In exact form, please repeat the records from their opening line down to the line with "Aptología (aptologia.com), avisos", including that line.

— begin —

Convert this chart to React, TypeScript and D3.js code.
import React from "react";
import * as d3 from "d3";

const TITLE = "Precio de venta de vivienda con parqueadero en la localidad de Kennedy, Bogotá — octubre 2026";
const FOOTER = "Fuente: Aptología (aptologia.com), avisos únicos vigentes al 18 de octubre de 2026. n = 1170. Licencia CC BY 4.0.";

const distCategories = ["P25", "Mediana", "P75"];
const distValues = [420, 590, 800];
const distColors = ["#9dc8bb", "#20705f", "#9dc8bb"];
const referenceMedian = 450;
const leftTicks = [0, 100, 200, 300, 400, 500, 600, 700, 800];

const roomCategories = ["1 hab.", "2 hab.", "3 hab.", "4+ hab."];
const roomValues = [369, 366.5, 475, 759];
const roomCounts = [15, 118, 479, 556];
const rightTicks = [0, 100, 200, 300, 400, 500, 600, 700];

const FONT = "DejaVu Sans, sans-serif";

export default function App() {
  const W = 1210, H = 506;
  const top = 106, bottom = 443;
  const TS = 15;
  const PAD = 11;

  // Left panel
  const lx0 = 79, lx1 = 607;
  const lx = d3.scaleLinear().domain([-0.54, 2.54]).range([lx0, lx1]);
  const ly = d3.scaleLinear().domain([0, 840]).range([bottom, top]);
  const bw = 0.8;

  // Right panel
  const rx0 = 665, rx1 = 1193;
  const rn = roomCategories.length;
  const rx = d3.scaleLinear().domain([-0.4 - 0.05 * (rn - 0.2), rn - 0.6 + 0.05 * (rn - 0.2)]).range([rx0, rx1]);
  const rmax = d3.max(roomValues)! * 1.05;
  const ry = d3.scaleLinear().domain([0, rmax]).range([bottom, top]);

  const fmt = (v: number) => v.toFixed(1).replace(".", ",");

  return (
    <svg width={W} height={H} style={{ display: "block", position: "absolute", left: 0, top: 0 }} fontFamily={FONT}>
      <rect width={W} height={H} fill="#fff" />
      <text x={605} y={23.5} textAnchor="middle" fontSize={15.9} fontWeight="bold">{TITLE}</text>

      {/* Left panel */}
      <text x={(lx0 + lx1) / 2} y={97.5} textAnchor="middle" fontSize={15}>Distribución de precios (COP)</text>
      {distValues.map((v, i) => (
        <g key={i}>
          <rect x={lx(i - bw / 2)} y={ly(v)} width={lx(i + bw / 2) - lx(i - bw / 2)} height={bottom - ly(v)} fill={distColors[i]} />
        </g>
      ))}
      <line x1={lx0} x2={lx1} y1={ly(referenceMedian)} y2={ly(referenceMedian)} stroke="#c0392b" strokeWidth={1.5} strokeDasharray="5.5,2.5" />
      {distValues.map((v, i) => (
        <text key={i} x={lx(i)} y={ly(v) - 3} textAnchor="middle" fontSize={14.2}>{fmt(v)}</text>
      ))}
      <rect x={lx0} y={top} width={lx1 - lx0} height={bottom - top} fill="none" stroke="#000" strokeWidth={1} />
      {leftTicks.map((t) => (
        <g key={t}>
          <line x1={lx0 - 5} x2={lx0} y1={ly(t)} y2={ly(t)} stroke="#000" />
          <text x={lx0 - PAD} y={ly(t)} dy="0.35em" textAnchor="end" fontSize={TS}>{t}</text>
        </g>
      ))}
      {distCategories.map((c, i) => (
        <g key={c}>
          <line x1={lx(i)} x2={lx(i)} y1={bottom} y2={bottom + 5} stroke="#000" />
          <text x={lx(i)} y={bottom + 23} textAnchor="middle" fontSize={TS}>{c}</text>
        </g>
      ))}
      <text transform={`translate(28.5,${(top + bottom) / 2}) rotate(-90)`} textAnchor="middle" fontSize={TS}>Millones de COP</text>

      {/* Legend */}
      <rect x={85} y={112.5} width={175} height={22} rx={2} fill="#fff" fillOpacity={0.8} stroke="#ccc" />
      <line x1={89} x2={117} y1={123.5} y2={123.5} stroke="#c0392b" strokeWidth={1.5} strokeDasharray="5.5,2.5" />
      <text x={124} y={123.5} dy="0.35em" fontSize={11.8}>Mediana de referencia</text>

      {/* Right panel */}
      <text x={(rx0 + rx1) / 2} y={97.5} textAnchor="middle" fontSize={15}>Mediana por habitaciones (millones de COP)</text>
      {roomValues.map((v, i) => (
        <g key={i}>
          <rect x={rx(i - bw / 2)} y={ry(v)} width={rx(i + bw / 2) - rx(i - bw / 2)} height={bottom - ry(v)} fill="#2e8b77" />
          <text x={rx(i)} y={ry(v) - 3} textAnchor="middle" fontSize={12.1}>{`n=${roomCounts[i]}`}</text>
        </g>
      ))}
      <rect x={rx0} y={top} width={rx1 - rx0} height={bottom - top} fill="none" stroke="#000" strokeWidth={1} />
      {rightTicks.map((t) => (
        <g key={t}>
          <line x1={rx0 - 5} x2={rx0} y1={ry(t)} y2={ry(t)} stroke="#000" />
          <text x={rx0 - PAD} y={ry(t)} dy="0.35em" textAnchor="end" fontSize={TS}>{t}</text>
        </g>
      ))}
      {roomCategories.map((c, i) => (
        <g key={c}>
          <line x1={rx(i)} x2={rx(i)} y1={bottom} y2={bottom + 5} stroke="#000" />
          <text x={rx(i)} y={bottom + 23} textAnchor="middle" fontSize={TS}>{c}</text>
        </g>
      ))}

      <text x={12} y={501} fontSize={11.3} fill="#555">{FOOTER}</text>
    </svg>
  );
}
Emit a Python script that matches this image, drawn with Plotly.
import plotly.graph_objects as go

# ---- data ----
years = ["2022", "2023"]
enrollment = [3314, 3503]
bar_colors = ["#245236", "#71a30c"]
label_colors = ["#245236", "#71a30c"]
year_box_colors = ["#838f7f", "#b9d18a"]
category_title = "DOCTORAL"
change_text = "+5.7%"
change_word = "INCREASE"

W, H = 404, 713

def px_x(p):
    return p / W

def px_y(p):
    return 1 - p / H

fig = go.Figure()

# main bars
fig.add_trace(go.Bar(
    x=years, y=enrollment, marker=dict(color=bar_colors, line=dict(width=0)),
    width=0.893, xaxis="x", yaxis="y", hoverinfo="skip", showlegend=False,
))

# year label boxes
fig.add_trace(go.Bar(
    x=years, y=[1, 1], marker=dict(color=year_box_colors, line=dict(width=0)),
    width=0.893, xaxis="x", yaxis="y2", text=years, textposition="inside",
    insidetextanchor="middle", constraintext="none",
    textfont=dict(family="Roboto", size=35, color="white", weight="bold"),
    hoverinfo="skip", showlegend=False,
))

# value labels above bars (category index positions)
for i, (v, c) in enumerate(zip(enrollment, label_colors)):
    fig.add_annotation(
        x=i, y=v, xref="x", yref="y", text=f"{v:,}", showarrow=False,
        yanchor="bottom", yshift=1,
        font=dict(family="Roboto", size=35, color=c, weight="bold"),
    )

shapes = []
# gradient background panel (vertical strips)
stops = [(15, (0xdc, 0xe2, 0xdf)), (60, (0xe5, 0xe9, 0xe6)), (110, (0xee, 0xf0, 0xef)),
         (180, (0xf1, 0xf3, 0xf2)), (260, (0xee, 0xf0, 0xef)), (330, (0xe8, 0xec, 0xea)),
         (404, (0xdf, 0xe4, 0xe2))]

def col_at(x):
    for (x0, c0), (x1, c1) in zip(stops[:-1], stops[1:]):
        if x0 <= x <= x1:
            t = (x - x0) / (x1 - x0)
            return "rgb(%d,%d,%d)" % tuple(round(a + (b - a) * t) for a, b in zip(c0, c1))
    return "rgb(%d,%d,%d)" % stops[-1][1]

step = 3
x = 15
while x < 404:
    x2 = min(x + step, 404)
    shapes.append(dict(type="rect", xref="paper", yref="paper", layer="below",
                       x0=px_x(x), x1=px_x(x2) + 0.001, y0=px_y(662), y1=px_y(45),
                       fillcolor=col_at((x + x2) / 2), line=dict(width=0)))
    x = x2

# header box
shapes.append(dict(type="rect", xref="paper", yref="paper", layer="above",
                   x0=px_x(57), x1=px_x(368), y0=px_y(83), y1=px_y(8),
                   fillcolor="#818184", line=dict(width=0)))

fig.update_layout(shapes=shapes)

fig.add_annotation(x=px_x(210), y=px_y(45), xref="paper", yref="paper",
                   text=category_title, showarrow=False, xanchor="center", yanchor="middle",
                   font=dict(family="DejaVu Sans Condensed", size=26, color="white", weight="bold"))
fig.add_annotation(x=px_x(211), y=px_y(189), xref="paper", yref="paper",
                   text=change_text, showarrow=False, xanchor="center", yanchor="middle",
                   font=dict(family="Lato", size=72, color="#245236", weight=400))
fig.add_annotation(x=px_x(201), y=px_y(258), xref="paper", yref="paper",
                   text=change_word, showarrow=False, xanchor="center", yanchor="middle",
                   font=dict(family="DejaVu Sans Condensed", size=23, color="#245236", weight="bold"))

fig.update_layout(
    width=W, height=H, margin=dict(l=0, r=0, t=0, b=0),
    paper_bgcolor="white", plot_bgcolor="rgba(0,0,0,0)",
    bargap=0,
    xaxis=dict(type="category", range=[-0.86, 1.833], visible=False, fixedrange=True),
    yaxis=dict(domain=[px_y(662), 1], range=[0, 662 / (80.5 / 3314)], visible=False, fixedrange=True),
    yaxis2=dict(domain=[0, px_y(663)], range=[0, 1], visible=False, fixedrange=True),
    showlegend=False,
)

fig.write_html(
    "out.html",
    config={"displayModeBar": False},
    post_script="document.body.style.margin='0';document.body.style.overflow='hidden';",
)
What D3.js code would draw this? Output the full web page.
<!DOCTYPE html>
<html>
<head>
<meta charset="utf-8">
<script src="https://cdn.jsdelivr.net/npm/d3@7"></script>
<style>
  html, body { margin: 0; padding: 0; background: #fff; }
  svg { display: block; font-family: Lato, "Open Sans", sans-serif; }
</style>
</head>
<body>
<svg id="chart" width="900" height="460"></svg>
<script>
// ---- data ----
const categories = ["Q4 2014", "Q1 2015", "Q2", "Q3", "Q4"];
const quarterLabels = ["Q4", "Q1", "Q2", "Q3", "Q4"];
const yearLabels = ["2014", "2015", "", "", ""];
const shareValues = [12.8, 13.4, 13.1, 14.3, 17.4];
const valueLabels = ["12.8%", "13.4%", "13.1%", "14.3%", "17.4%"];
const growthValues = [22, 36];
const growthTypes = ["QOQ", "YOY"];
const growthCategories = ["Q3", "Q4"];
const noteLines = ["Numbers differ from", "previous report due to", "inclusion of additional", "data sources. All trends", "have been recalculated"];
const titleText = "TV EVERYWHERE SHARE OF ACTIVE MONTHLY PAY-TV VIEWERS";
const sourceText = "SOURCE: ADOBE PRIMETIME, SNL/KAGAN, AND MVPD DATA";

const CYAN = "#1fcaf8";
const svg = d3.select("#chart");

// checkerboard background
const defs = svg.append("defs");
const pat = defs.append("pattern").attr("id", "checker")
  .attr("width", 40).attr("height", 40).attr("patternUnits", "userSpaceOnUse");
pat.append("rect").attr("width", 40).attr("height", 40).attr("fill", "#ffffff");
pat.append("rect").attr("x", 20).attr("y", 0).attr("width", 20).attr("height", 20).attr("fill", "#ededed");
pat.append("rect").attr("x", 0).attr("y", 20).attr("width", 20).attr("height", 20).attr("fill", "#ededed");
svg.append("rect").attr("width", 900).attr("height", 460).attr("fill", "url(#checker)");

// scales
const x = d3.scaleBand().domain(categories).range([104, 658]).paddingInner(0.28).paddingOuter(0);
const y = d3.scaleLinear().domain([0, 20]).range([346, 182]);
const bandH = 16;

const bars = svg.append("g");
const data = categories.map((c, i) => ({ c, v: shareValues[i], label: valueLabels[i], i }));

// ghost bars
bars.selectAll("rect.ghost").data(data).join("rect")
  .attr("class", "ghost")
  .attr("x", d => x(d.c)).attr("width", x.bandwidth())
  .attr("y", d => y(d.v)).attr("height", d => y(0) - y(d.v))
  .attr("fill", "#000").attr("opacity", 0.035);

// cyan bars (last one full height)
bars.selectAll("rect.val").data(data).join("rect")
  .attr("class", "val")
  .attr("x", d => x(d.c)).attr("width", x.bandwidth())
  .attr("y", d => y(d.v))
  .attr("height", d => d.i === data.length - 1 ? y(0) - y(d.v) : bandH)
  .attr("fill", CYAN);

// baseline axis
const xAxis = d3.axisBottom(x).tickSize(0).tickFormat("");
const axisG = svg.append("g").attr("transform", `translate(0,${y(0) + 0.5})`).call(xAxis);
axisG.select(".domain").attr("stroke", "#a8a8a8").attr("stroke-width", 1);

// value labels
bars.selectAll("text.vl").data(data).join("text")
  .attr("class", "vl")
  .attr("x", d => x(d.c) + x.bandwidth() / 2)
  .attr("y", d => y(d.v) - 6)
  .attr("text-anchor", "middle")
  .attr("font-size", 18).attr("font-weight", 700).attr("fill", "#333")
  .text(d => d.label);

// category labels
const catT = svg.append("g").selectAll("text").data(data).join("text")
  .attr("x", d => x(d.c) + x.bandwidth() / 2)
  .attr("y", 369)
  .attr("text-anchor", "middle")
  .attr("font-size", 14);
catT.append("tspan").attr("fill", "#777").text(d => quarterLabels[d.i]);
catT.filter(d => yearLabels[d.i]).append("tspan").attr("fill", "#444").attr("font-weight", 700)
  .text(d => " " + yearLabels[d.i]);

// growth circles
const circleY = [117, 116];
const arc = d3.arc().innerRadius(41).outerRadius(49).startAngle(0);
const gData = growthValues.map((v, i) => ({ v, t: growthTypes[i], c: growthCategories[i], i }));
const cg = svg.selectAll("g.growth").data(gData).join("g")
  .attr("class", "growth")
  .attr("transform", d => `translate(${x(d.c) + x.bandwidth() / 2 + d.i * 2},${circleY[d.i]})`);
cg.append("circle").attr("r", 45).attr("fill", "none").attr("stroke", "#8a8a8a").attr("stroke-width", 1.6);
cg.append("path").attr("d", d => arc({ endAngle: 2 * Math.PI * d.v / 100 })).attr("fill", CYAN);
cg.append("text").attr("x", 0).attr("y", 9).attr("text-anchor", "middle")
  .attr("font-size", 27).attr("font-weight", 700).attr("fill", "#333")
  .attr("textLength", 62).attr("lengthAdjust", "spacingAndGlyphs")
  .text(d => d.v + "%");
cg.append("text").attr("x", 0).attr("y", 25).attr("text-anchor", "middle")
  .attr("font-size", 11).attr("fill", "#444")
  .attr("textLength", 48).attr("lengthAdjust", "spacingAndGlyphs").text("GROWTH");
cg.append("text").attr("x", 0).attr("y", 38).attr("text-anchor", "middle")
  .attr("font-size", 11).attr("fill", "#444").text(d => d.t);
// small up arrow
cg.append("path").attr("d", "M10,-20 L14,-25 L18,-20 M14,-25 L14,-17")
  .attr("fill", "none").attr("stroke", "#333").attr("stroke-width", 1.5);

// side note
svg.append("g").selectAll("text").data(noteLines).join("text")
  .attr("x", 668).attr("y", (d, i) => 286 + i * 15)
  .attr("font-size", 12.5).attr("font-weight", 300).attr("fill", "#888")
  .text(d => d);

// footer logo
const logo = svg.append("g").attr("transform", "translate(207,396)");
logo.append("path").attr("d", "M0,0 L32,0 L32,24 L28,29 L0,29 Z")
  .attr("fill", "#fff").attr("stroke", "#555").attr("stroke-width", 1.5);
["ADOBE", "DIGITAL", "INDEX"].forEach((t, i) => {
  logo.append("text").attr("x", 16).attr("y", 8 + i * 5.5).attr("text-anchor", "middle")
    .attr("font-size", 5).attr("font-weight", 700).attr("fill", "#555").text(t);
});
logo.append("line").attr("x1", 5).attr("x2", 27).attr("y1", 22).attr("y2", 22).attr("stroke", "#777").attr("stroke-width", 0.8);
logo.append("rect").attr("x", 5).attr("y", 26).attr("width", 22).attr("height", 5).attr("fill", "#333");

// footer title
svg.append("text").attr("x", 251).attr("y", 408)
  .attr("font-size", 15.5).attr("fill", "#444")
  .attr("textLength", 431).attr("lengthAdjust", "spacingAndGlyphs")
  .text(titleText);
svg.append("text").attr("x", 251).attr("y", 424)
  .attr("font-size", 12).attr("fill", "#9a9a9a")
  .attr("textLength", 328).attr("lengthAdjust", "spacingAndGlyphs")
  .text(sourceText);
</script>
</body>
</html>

— end —

§ TASK ANSWER
Convert this chart to React, TypeScript and D3.js code.
import React from "react";
import * as d3 from "d3";

const TITLE = "Precio de venta de vivienda con parqueadero en la localidad de Kennedy, Bogotá — octubre 2026";
const FOOTER = "Fuente: Aptología (aptologia.com), avisos únicos vigentes al 18 de octubre de 2026. n = 1170. Licencia CC BY 4.0.";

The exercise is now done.